— Start PROVIDED DATA —

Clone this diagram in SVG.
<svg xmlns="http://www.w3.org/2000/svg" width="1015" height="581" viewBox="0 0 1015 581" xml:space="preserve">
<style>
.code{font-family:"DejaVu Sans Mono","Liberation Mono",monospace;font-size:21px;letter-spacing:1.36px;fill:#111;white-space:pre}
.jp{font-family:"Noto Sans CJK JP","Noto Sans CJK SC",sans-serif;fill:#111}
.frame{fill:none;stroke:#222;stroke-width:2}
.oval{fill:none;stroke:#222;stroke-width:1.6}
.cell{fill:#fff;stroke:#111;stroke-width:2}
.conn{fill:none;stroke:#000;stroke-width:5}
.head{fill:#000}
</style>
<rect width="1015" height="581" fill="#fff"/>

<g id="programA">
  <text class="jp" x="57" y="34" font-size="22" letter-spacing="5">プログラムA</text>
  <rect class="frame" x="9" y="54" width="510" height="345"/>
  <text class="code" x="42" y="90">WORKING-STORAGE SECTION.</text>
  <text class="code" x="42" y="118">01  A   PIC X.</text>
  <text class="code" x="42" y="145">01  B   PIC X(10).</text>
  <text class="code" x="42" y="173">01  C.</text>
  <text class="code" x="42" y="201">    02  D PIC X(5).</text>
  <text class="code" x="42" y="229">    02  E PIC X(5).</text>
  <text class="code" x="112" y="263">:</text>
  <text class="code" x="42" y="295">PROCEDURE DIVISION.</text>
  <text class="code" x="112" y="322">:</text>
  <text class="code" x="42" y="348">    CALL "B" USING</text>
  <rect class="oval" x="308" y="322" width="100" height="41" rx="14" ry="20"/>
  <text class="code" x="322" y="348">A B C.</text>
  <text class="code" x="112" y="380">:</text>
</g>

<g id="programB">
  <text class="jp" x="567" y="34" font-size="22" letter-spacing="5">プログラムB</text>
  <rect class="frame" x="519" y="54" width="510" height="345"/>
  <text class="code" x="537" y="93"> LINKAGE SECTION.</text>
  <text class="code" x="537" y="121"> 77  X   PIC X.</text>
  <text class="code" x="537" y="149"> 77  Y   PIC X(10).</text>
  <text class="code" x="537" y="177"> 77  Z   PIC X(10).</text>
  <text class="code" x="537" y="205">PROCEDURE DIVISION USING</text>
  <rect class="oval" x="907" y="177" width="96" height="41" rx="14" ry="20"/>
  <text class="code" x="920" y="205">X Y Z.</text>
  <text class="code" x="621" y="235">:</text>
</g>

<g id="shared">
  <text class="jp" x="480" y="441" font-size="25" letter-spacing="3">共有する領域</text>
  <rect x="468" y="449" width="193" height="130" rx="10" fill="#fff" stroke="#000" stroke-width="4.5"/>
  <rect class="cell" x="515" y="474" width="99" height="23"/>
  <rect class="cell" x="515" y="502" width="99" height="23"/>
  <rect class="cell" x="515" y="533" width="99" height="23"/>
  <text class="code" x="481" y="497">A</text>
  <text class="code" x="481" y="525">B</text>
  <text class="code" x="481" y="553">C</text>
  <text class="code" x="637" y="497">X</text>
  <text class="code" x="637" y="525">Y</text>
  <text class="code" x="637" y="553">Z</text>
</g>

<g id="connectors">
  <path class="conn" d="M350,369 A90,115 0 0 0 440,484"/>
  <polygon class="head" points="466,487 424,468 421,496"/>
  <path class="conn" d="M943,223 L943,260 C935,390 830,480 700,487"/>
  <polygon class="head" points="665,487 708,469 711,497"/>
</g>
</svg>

— End PROVIDED DATA —

[EXERCISE DIRECTIONS] Repeat the material above in full, keeping every word.

[THE COMPLETED TASK]
Clone this diagram in SVG.
<svg xmlns="http://www.w3.org/2000/svg" width="1015" height="581" viewBox="0 0 1015 581" xml:space="preserve">
<style>
.code{font-family:"DejaVu Sans Mono","Liberation Mono",monospace;font-size:21px;letter-spacing:1.36px;fill:#111;white-space:pre}
.jp{font-family:"Noto Sans CJK JP","Noto Sans CJK SC",sans-serif;fill:#111}
.frame{fill:none;stroke:#222;stroke-width:2}
.oval{fill:none;stroke:#222;stroke-width:1.6}
.cell{fill:#fff;stroke:#111;stroke-width:2}
.conn{fill:none;stroke:#000;stroke-width:5}
.head{fill:#000}
</style>
<rect width="1015" height="581" fill="#fff"/>

<g id="programA">
  <text class="jp" x="57" y="34" font-size="22" letter-spacing="5">プログラムA</text>
  <rect class="frame" x="9" y="54" width="510" height="345"/>
  <text class="code" x="42" y="90">WORKING-STORAGE SECTION.</text>
  <text class="code" x="42" y="118">01  A   PIC X.</text>
  <text class="code" x="42" y="145">01  B   PIC X(10).</text>
  <text class="code" x="42" y="173">01  C.</text>
  <text class="code" x="42" y="201">    02  D PIC X(5).</text>
  <text class="code" x="42" y="229">    02  E PIC X(5).</text>
  <text class="code" x="112" y="263">:</text>
  <text class="code" x="42" y="295">PROCEDURE DIVISION.</text>
  <text class="code" x="112" y="322">:</text>
  <text class="code" x="42" y="348">    CALL "B" USING</text>
  <rect class="oval" x="308" y="322" width="100" height="41" rx="14" ry="20"/>
  <text class="code" x="322" y="348">A B C.</text>
  <text class="code" x="112" y="380">:</text>
</g>

<g id="programB">
  <text class="jp" x="567" y="34" font-size="22" letter-spacing="5">プログラムB</text>
  <rect class="frame" x="519" y="54" width="510" height="345"/>
  <text class="code" x="537" y="93"> LINKAGE SECTION.</text>
  <text class="code" x="537" y="121"> 77  X   PIC X.</text>
  <text class="code" x="537" y="149"> 77  Y   PIC X(10).</text>
  <text class="code" x="537" y="177"> 77  Z   PIC X(10).</text>
  <text class="code" x="537" y="205">PROCEDURE DIVISION USING</text>
  <rect class="oval" x="907" y="177" width="96" height="41" rx="14" ry="20"/>
  <text class="code" x="920" y="205">X Y Z.</text>
  <text class="code" x="621" y="235">:</text>
</g>

<g id="shared">
  <text class="jp" x="480" y="441" font-size="25" letter-spacing="3">共有する領域</text>
  <rect x="468" y="449" width="193" height="130" rx="10" fill="#fff" stroke="#000" stroke-width="4.5"/>
  <rect class="cell" x="515" y="474" width="99" height="23"/>
  <rect class="cell" x="515" y="502" width="99" height="23"/>
  <rect class="cell" x="515" y="533" width="99" height="23"/>
  <text class="code" x="481" y="497">A</text>
  <text class="code" x="481" y="525">B</text>
  <text class="code" x="481" y="553">C</text>
  <text class="code" x="637" y="497">X</text>
  <text class="code" x="637" y="525">Y</text>
  <text class="code" x="637" y="553">Z</text>
</g>

<g id="connectors">
  <path class="conn" d="M350,369 A90,115 0 0 0 440,484"/>
  <polygon class="head" points="466,487 424,468 421,496"/>
  <path class="conn" d="M943,223 L943,260 C935,390 830,480 700,487"/>
  <polygon class="head" points="665,487 708,469 711,497"/>
</g>
</svg>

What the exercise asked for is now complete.